The university claim that the suspensions are put in place so that the students who are under police investigation do not have to pay fees whilst it is being carried out, a somewhat unbelievable suggestion that the management are altruistically helping the suspendees. So the denial of welfare services (counselling as well as Guild Advice and Representation services) to these students, as well as any others with any level of involvement in the recent protests severely undermines any pretence of concern the university claims it has for its students.

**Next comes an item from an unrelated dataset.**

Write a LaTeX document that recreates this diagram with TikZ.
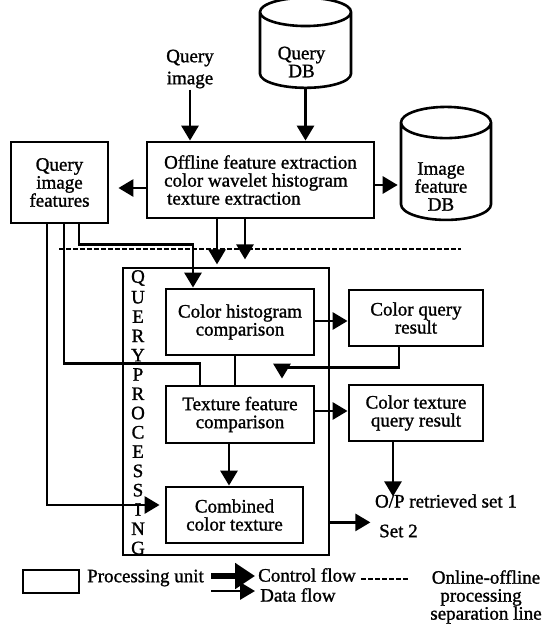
\documentclass[tikz,border=0pt]{standalone}
\usepackage{fontspec}
\setmainfont{Liberation Serif}[UprightFeatures={FakeBold=1.2}]
\usetikzlibrary{arrows.meta,shapes.geometric}
\tikzset{
  every node/.style={font=\fontsize{19}{18}\selectfont,inner sep=1pt},
  procbox/.style={draw,line width=2.8pt,align=center,inner sep=2pt},
  dbcyl/.style={cylinder,shape border rotate=90,draw,line width=2.6pt,
    aspect=0.57,align=center,inner sep=1pt},
  lbl/.style={align=center},
  dflow/.style={-{Triangle[length=15pt,width=17pt]},line width=2.8pt},
  dline/.style={line width=2.8pt},
  cflow/.style={-{Triangle[length=20pt,width=25pt]},line width=6pt},
  sepline/.style={line width=2.2pt,dash pattern=on 5pt off 2pt},
  qlet/.style={inner sep=0pt},
}
\begin{document}
\begin{tikzpicture}[x=1pt,y=-1pt]
  \useasboundingbox (0,0) rectangle (542,626);
  % offline part
  \node[dbcyl,minimum width=91pt,minimum height=90pt] (qdb) at (305.5,52)
    {\phantom{Query}\\\phantom{DB}};
  \node[lbl] (qdbtxt) at ([xshift=-4pt,yshift=-10pt]qdb.center) {Query\\DB};
  \node[lbl,font=\fontsize{19}{22}\selectfont] (qimg) at (190,69) {Query\\image};
  \node[procbox,minimum width=227pt,minimum height=76pt,align=left] (offl)
    at (260.5,180)
    {Offline feature extraction\\color wavelet histogram\\\hspace*{3pt}texture extraction};
  \node[procbox,minimum width=97pt,minimum height=81pt] (qif) at (59.5,182.5)
    {Query\\image\\features};
  \node[dbcyl,minimum width=90pt,minimum height=113pt] (idb) at (446,173.5)
    {\phantom{Image}\\\phantom{feature}\\\phantom{DB}};
  \node[lbl] (idbtxt) at ([xshift=-5pt,yshift=-13pt]idb.center) {Image\\feature\\DB};
  \draw[dflow] (qimg.south) -- (qimg.south |- offl.north);
  \draw[dflow] (qdb.south) -- (qdb.south |- offl.north);
  \draw[dflow,shorten >=9pt] ([yshift=-8pt]offl.west) -- ([yshift=-8pt]offl.west -| qif.east);
  \draw[dflow,shorten >=2pt] ([yshift=-5pt]offl.east) -- ([yshift=-5pt]offl.east -| idb.west);
  \draw[dflow] ([xshift=-43.5pt]offl.south) -- ++(0,45);
  \draw[dflow] ([xshift=-15.5pt]offl.south) -- ++(0,40);
  % online-offline separation
  \draw[sepline] (59,249) -- (461,249);
  % query processing unit
  \node[draw,line width=2.8pt,minimum width=206pt,minimum height=287pt] (qp)
    at (226,411.5) {};
  \foreach \ch [count=\i] in {Q,U,E,R,Y,P,R,O,C,E,S,S,I,N,G}
    \node[qlet] (let\i) at (138,{278+19.29*(\i-1)}) {\ch};
  \node[procbox,minimum width=148pt,minimum height=66pt] (hist) at (240,322)
    {Color histogram\\comparison};
  \node[procbox,minimum width=134pt,minimum height=56pt] (cqr) at (416,318)
    {Color query\\result};
  \node[procbox,minimum width=148pt,minimum height=57pt] (tex) at (240,414.5)
    {Texture feature\\comparison};
  \node[procbox,minimum width=134pt,minimum height=56pt] (ctq) at (416,413)
    {Color texture\\query result};
  \node[procbox,minimum width=137pt,minimum height=56pt] (comb) at (234.5,515)
    {Combined\\color texture};
  \node (op) at (446,501) {O/P retrieved set 1};
  \node[anchor=west] (set2) at (378,531) {Set 2};
  % feature lines into the unit
  \draw[dflow,shorten >=5pt] ([xshift=-12.5pt]qif.south) |- ([yshift=10pt]comb.west);
  \draw[dline] ([xshift=4.5pt]qif.south) |- ([xshift=-40pt,yshift=21pt]tex.north)
    -- ([xshift=-40pt]tex.north);
  \draw[dflow] ([xshift=19.5pt]qif.south) |- ([xshift=-47pt,yshift=43pt]hist.north)
    -- ([xshift=-47pt]hist.north);
  \draw[dflow] ([yshift=1pt]hist.east) -- ([yshift=1pt]hist.east -| cqr.west);
  \draw[dline] ([xshift=-5pt]hist.south) -- ([xshift=-5pt]hist.south |- tex.north);
  \draw[dflow] ([xshift=-17pt]cqr.south) -- ++(0,20)
    -| ([xshift=42pt,yshift=6pt]tex.north);
  \draw[dflow] ([yshift=3.5pt]tex.east) -- ([yshift=3.5pt]tex.east -| ctq.west);
  \draw[dflow] ([xshift=-11pt]tex.south) -- ([xshift=-11pt]tex.south |- comb.north);
  \draw[dflow] ([xshift=-23pt]ctq.south) -- ++(0,54);
  \draw[dflow] (qp.south east) ++(0,-34) -- ++(40,0);
  % legend
  \node[draw,line width=2.8pt,minimum width=56pt,minimum height=23pt] (leg) at (51,581.5) {};
  \node[anchor=west] (legpu) at (86,578) {Processing unit};
  \node[anchor=west] (legcf) at (257,575) {Control flow};
  \node[anchor=west] (legdf) at (259,595) {Data flow};
  \draw[cflow] ([xshift=6pt,yshift=2pt]legpu.east) -- ++(44,0);
  \draw[dflow] ([xshift=6pt,yshift=-13pt]legpu.east) -- ++(44,0);
  \draw[sepline] ([xshift=4pt,yshift=-4pt]legcf.east) -- ++(47,0);
  \node[lbl] (legsep) at (486,597) {Online-offline\\\hspace*{-10pt}processing\\separation line};
\end{tikzpicture}
\end{document}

Ultimately, when the university chooses to place student wellbeing services and student disciplinary procedures in the hands of the same man – Chris Twine – it demonstrates certain truths about the institution itself. Students are only eligible for confidential, adequate care from the university if they conform and do not dissent against the continuing privatisation of said institution. Those that do so are excluded not just from their studies, but from their right to basic psychological care, without the fear that anything they may say in those sessions may be used against them in the unfair disciplinary procedures run by the very same person that controls all of student welfare.
I could not talk about the issues most affecting me during my counselling, which could potentially compromise my ability to fight for the issues that mater most to me. For the suspended students and those under disciplinaries, this presents an even worse a problem – the undemocratic and unethical practices of the university extend into the places in which impartiality and understanding should be most present.